EDIT: Looking at the status page it seems to show the development endpoint as being down since June 15. Maybe whatever location its using is having issues? I think you said you use 0,0?

Going to push out a 2.0.11 with a new fallback to GFS instead of 500 if there's anything wrong with HRRR

In this case wouldn't a better fallback be NBM and then use GFS if there are issues with NBM and HRRR? Or would that be too complicated and just falling back to GFS be easier?

Alexander Rey · Answer 14 · Wed Jul 10 2024 03:38:06 GMT+0800 (China Standard Time)

Yea, ideally it falls back to HRRR/NBM, and in most cases it should, this is just a massive try catch around a bunch of code as a backup!

Testing out the auto update approach, so 2.0.11 should propagate slowly later today!

Kev · Answer 15 · Thu Aug 01 2024 00:04:33 GMT+0800 (China Standard Time)

@alexander0042 Since today is the last day of July just checking in to see if this has been fixed at all. Will the fallback solution added in 2.0.11 solve this issue in the short term while a long term fix is worked on?

jhemak · Answer 16 · Thu Aug 01 2024 11:18:02 GMT+0800 (China Standard Time)

I think it's back

Kev · Answer 17 · Thu Aug 01 2024 11:29:20 GMT+0800 (China Standard Time)
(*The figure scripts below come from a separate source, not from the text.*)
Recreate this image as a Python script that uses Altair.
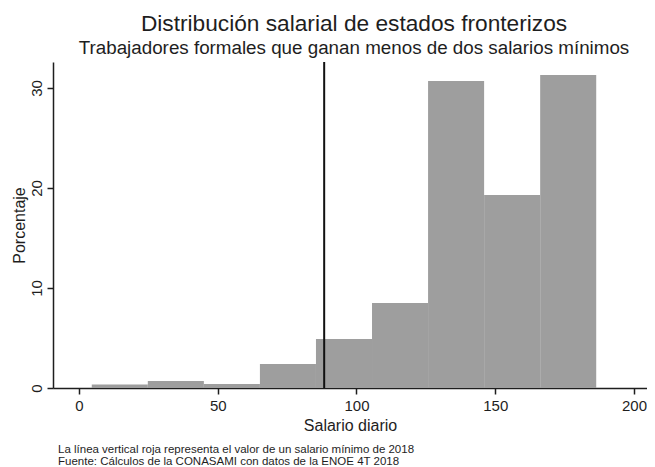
import altair as alt
import pandas as pd

# ---- data ----
bin_start = [4.6, 24.8, 45.0, 65.2, 85.4, 105.6, 125.8, 146.0, 166.2]
bin_end = [24.8, 45.0, 65.2, 85.4, 105.6, 125.8, 146.0, 166.2, 186.4]
percent = [0.35, 0.7, 0.4, 2.4, 4.9, 8.5, 30.7, 19.3, 31.3]
min_wage = [88.36]
x_ticks = [0, 50, 100, 150, 200]
y_ticks = [0, 10, 20, 30]

title = "Distribución salarial de estados fronterizos"
subtitle = "Trabajadores formales que ganan menos de dos salarios mínimos"
x_title = "Salario diario"
y_title = "Porcentaje"
note = [
    "La línea vertical roja representa el valor de un salario mínimo de 2018",
    "Fuente: Cálculos de la CONASAMI con datos de la ENOE 4T 2018",
]

FONT = "Liberation Sans, Arial, Helvetica, sans-serif"
INK = "#1e1e1e"
W, H = 594, 326

bars_df = pd.DataFrame({"start": bin_start, "end": bin_end, "pct": percent})
line_df = pd.DataFrame({"wage": min_wage})
note_df = pd.DataFrame({"t": ["\n".join(note)]})

x_scale = alt.Scale(domain=[-9.37, 204.7], nice=False, zero=False)
y_scale = alt.Scale(domain=[0, 32.6], nice=False)

bars = alt.Chart(bars_df).mark_rect(color="#9e9e9e").encode(
    x=alt.X(
        "start:Q",
        scale=x_scale,
        axis=alt.Axis(
            values=x_ticks,
            title=x_title,
            labelPadding=4,
            titlePadding=4,
        ),
    ),
    x2="end:Q",
    y=alt.Y(
        "pct:Q",
        scale=y_scale,
        axis=alt.Axis(
            values=y_ticks,
            title=y_title,
            labelAngle=-90,
            labelAlign="center",
            labelBaseline="bottom",
            labelPadding=3,
            titlePadding=2,
        ),
    ),
    y2=alt.datum(0),
)

rule = alt.Chart(line_df).mark_rule(color="#111111", strokeWidth=2).encode(
    x=alt.X("wage:Q", scale=x_scale)
)

foot = alt.Chart(note_df).mark_text(
    align="left",
    baseline="top",
    lineBreak="\n",
    lineHeight=12,
    fontSize=11.5,
    font="Liberation Sans Narrow, Arial Narrow, Liberation Sans, sans-serif",
    color=INK,
).encode(x=alt.value(5), y=alt.value(382), text="t:N")

chart = (
    alt.layer(bars, rule, foot)
    .properties(
        width=W,
        height=H,
        title=alt.TitleParams(
            text=title,
            subtitle=subtitle,
            anchor="middle",
            font=FONT,
            fontSize=22.7,
            fontWeight="normal",
            color=INK,
            subtitleFont=FONT,
            subtitleFontSize=18.8,
            subtitleColor=INK,
            subtitlePadding=4,
            offset=3,
            dx=4,
        ),
        padding={"left": 45, "top": 54, "right": 0, "bottom": 79},
        autosize=alt.AutoSizeParams(type="none"),
    )
    .configure_view(stroke=None)
    .configure_axis(
        grid=False,
        domainColor=INK,
        domainWidth=1.5,
        tickColor=INK,
        tickWidth=1.5,
        tickSize=6,
        labelFont=FONT,
        labelFontSize=15,
        labelColor=INK,
        titleFont=FONT,
        titleFontSize=16,
        titleFontWeight="normal",
        titleColor=INK,
    )
)

chart.save("out.html", embed_options={"renderer": "svg", "actions": False})
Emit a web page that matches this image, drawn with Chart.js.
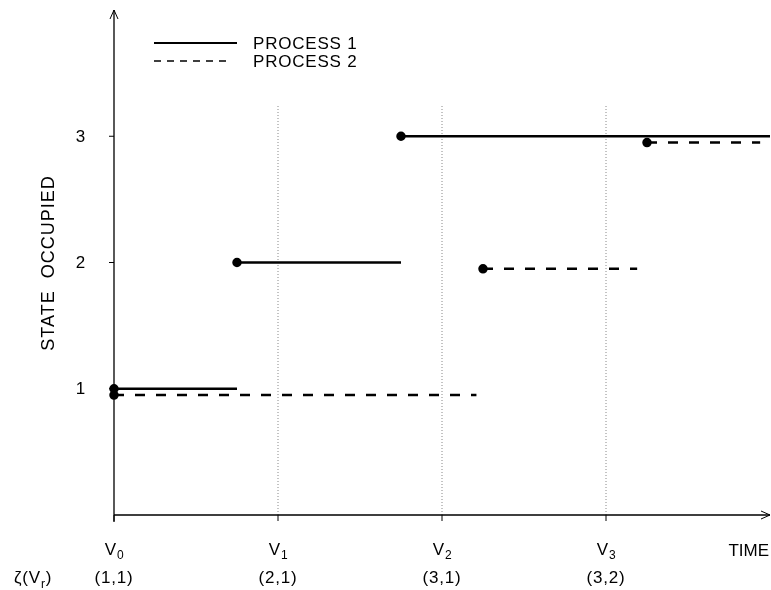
<!DOCTYPE html>
<html>
<head>
<meta charset="utf-8">
<script src="https://cdn.jsdelivr.net/npm/chart.js@4/dist/chart.umd.min.js"></script>
<style>
  body { margin: 0; background: #fff; overflow: hidden; }
</style>
</head>
<body>
<canvas id="stateChart" width="771" height="590"></canvas>
<script>
// Segments: start time, end time, state
const p1Start = [0, 0.75, 1.75];
const p1End = [0.75, 1.75, 4.0];
const p1State = [1, 2, 3];
const p2Start = [0, 2.25, 3.25];
const p2End = [2.21, 3.19, 3.94];
const p2State = [0.95, 1.95, 2.95];

// Axis labels
const yTicks = [1, 2, 3];
const timeMarks = [0, 1, 2, 3];
const timeSubs = ['0', '1', '2', '3'];
const zetaLabels = ['(1,1)', '(2,1)', '(3,1)', '(3,2)'];
const dottedTop = 3.25;

const FONT = '"Liberation Sans", Arial, sans-serif';

// Build one line dataset per process, with gaps between segments
function buildSegments(starts, ends, states) {
    const pts = [];
    const radii = [];
    for (let i = 0; i < starts.length; i++) {
        pts.push({ x: starts[i], y: states[i] });
        radii.push(3.5);
        pts.push({ x: ends[i], y: states[i] });
        radii.push(0);
        pts.push({ x: ends[i], y: null });
        radii.push(0);
    }
    return { pts, radii };
}

const seg1 = buildSegments(p1Start, p1End, p1State);
const seg2 = buildSegments(p2Start, p2End, p2State);

// Dotted verticals at V1..V3
const dotted = [];
timeMarks.slice(1).forEach(t => {
    dotted.push({ x: t, y: 0 }, { x: t, y: dottedTop }, { x: t, y: null });
});

// Draws axes with arrows, ticks, labels and the legend
const decorations = {
    id: 'decorations',
    afterDatasetsDraw(chart) {
        const ctx = chart.ctx;
        const xs = chart.scales.x;
        const ys = chart.scales.y;
        const x0 = xs.getPixelForValue(0);
        const y0 = ys.getPixelForValue(0);
        const topY = ys.getPixelForValue(4);
        const rightX = xs.getPixelForValue(4);
        ctx.save();
        ctx.strokeStyle = '#000';
        ctx.fillStyle = '#000';
        ctx.lineWidth = 1.3;

        // axes
        ctx.beginPath();
        ctx.moveTo(x0, y0 + 7);
        ctx.lineTo(x0, topY);
        ctx.moveTo(x0, y0);
        ctx.lineTo(rightX, y0);
        ctx.stroke();

        // arrowheads
        ctx.lineWidth = 1;
        ctx.beginPath();
        ctx.moveTo(x0 - 4, topY + 9);
        ctx.lineTo(x0, topY);
        ctx.lineTo(x0 + 4, topY + 9);
        ctx.moveTo(rightX - 9, y0 - 4);
        ctx.lineTo(rightX, y0);
        ctx.lineTo(rightX - 9, y0 + 4);
        ctx.stroke();

        ctx.letterSpacing = '0.8px';

        // y ticks and labels
        ctx.font = '17px ' + FONT;
        ctx.textAlign = 'center';
        ctx.textBaseline = 'middle';
        yTicks.forEach(v => {
            const py = ys.getPixelForValue(v);
            ctx.beginPath();
            ctx.moveTo(x0 - 5, py);
            ctx.lineTo(x0, py);
            ctx.stroke();
            ctx.fillText(String(v), x0 - 33, py + 1);
        });

        // x ticks, V labels with subscripts, zeta labels
        ctx.textBaseline = 'alphabetic';
        timeMarks.forEach((t, i) => {
            const px = xs.getPixelForValue(t);
            ctx.beginPath();
            ctx.moveTo(px, y0);
            ctx.lineTo(px, y0 + 6);
            ctx.stroke();
            ctx.font = '17px ' + FONT;
            ctx.textAlign = 'right';
            ctx.fillText('V', px + 3, 555);
            ctx.font = '12px ' + FONT;
            ctx.textAlign = 'left';
            ctx.fillText(timeSubs[i], px + 3, 559);
            ctx.font = '17px ' + FONT;
            ctx.textAlign = 'center';
            ctx.fillText(zetaLabels[i], px, 583);
        });

        ctx.letterSpacing = '0px';
        ctx.textAlign = 'right';
        ctx.fillText('TIME', 769, 556);
        ctx.letterSpacing = '0.8px';

        // zeta(V_r)
        ctx.textAlign = 'left';
        ctx.font = '17px ' + FONT;
        ctx.fillText('\u03B6(V', 14, 583);
        const w = ctx.measureText('\u03B6(V').width;
        ctx.font = '12px ' + FONT;
        ctx.fillText('r', 14 + w, 588);
        const w2 = ctx.measureText('r').width;
        ctx.font = '17px ' + FONT;
        ctx.fillText(')', 14 + w + w2, 583);

        // y axis title
        ctx.save();
        ctx.translate(49, 263);
        ctx.rotate(-Math.PI / 2);
        ctx.textAlign = 'center';
        ctx.textBaseline = 'middle';
        ctx.font = '18px ' + FONT;
        ctx.letterSpacing = '1px';
        ctx.fillText('STATE  OCCUPIED', 0, 0);
        ctx.restore();

        // legend
        ctx.lineWidth = 2;
        ctx.beginPath();
        ctx.moveTo(154, 43);
        ctx.lineTo(237, 43);
        ctx.stroke();
        ctx.setLineDash([7, 6]);
        ctx.lineWidth = 1.5;
        ctx.beginPath();
        ctx.moveTo(154, 61);
        ctx.lineTo(232, 61);
        ctx.stroke();
        ctx.setLineDash([]);
        ctx.textAlign = 'left';
        ctx.textBaseline = 'middle';
        ctx.font = '17px ' + FONT;
        ctx.fillText('PROCESS 1', 253, 44);
        ctx.fillText('PROCESS 2', 253, 62);
        ctx.restore();
    }
};

const chart = new Chart(document.getElementById('stateChart'), {
    type: 'scatter',
    data: {
        datasets: [
            {
                label: 'PROCESS 1',
                data: seg1.pts,
                showLine: true,
                spanGaps: false,
                borderColor: '#000',
                backgroundColor: '#000',
                borderWidth: 2.5,
                pointRadius: seg1.radii,
                pointHoverRadius: 0,
                clip: false
            },
            {
                label: 'PROCESS 2',
                data: seg2.pts,
                showLine: true,
                spanGaps: false,
                borderColor: '#000',
                backgroundColor: '#000',
                borderWidth: 2.5,
                borderDash: [10, 11],
                pointRadius: seg2.radii,
                pointHoverRadius: 0,
                clip: false
            },
            {
                label: 'grid',
                data: dotted,
                showLine: true,
                spanGaps: false,
                borderColor: '#888',
                borderWidth: 1,
                borderDash: [1, 2],
                pointRadius: 0,
                clip: false
            }
        ]
    },
    options: {
        responsive: false,
        animation: false,
        layout: { autoPadding: false, padding: { left: 114, right: 1, top: 10, bottom: 75 } },
        scales: {
            x: { type: 'linear', min: 0, max: 4, display: false },
            y: { type: 'linear', min: 0, max: 4, display: false }
        },
        plugins: {
            legend: { display: false },
            tooltip: { enabled: false }
        }
    },
    plugins: [decorations]
});
</script>
</body>
</html>
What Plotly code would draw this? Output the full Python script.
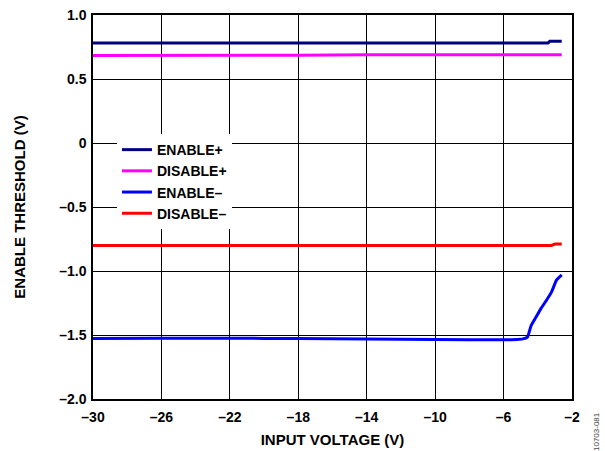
import plotly.graph_objects as go

# Data
v_flat = [-30, -26, -22, -18, -14, -10, -6, -4, -3.4, -3.3, -2.6]
enable_pos = [0.781, 0.781, 0.781, 0.781, 0.781, 0.781, 0.781, 0.781, 0.781, 0.795, 0.795]
disable_pos = [0.684, 0.684, 0.684, 0.686, 0.690, 0.690, 0.690, 0.690, 0.690, 0.690, 0.690]
v_dn = [-30, -26, -22, -18, -14, -10, -6, -4, -3.2, -3.0, -2.6]
disable_neg = [-0.800, -0.800, -0.800, -0.800, -0.800, -0.800, -0.800, -0.800, -0.800, -0.790, -0.790]

v_en = [-30, -26, -22, -18, -14, -10, -6, -5.2, -4.8, -4.6, -4.4, -4.1, -3.8, -3.5, -3.2, -2.9, -2.6]
enable_neg = [-1.527, -1.525, -1.525, -1.528, -1.532, -1.535, -1.537, -1.535, -1.528, -1.515,
              -1.43, -1.36, -1.29, -1.23, -1.165, -1.07, -1.03]

x_ticks = [-30, -26, -22, -18, -14, -10, -6, -2]
x_labels = ["\u201330", "\u201326", "\u201322", "\u201318", "\u201314", "\u201310", "\u20136", "\u20132"]
y_ticks = [1.0, 0.5, 0, -0.5, -1.0, -1.5, -2.0]
y_labels = ["1.0", "0.5", "0", "\u20130.5", "\u20131.0", "\u20131.5", "\u20132.0"]

FAM = "Arial, Liberation Sans, sans-serif"

fig = go.Figure()
fig.add_trace(go.Scatter(x=v_flat, y=enable_pos, mode="lines", name="ENABLE+",
                         line=dict(color="#000080", width=3)))
fig.add_trace(go.Scatter(x=v_flat, y=disable_pos, mode="lines", name="DISABLE+",
                         line=dict(color="#FF00FF", width=3)))
fig.add_trace(go.Scatter(x=v_en, y=enable_neg, mode="lines", name="ENABLE\u2013",
                         line=dict(color="#0000FF", width=3, shape="spline", smoothing=0.4)))
fig.add_trace(go.Scatter(x=v_dn, y=disable_neg, mode="lines", name="DISABLE\u2013",
                         line=dict(color="#FF0000", width=3)))

fig.update_layout(
    width=605, height=451,
    margin=dict(l=93, r=33, t=15, b=52, autoexpand=False),
    paper_bgcolor="white", plot_bgcolor="white",
    font=dict(family=FAM, size=12, color="black"),
    showlegend=True,
    legend=dict(x=0.05, y=0.69, xanchor="left", yanchor="top",
                bgcolor="white", borderwidth=0,
                font=dict(family=FAM, size=14, color="black", weight="bold"),
                tracegroupgap=0, itemwidth=30),
    xaxis=dict(range=[-30, -2], tickvals=x_ticks, ticktext=x_labels,
               showgrid=True, gridcolor="black", gridwidth=1,
               showline=True, linecolor="black", linewidth=1.5, mirror=True,
               ticks="", zeroline=False, automargin=False, ticklabelstandoff=4,
               tickfont=dict(family=FAM, size=14, color="black", weight="bold"),
               title=dict(text="<b>INPUT VOLTAGE (V)</b>", standoff=11,
                          font=dict(family=FAM, size=15, color="black"))),
    yaxis=dict(range=[-2.0, 1.0], tickvals=y_ticks, ticktext=y_labels,
               showgrid=True, gridcolor="black", gridwidth=1,
               showline=True, linecolor="black", linewidth=1.5, mirror=True,
               ticks="", zeroline=False, automargin=False, ticklabelstandoff=2,
               tickfont=dict(family=FAM, size=14, color="black", weight="bold"),
               title=dict(text="<b>ENABLE THRESHOLD (V)</b>", standoff=30,
                          font=dict(family=FAM, size=15, color="black"))),
    annotations=[dict(text="10703-081", xref="paper", yref="paper", x=1.0, y=-0.03,
                      xshift=24, showarrow=False, textangle=-90, xanchor="center", yanchor="top",
                      font=dict(family=FAM, size=8, color="#444444"))],
)

fig.write_html("out.html", config={"displayModeBar": False},
               post_script="document.body.style.margin='0';document.body.style.overflow='hidden';")
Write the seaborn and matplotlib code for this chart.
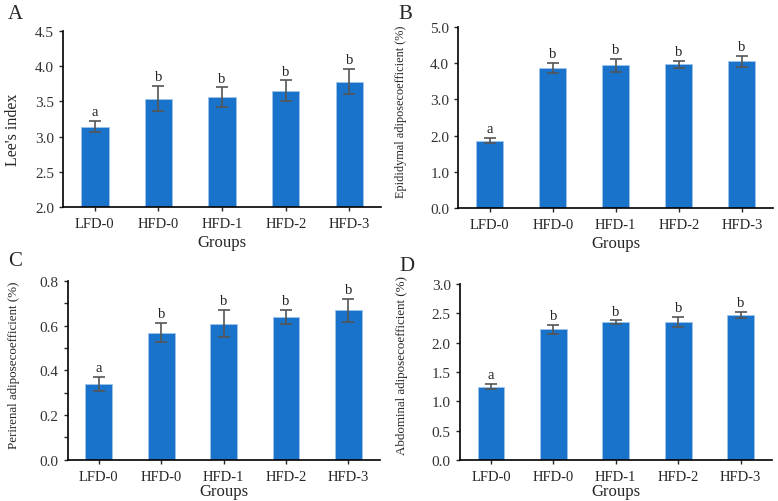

Yup, just checked and the API is down currently. The workaround to exclude HRRR still works and the issue will sort itself out in a few hours.

I guess the fix in 2.0.11 didn't fix this issue. Also checked the dev endpoint which is running 2.1 and it's also down.

Kev · Answer 18 · Thu Aug 01 2024 22:56:56 GMT+0800 (China Standard Time)

Just commenting that the API is back up and running again this morning. Will ping @alexander0042 to look into this issue to hopefully solve it by the time September rolls around.

Kev · Answer 19 · Thu Aug 15 2024 22:03:29 GMT+0800 (China Standard Time)

With the release of V2.1 this should finally be fixed. Will close this for now but we can always re-open it again if it occurs again.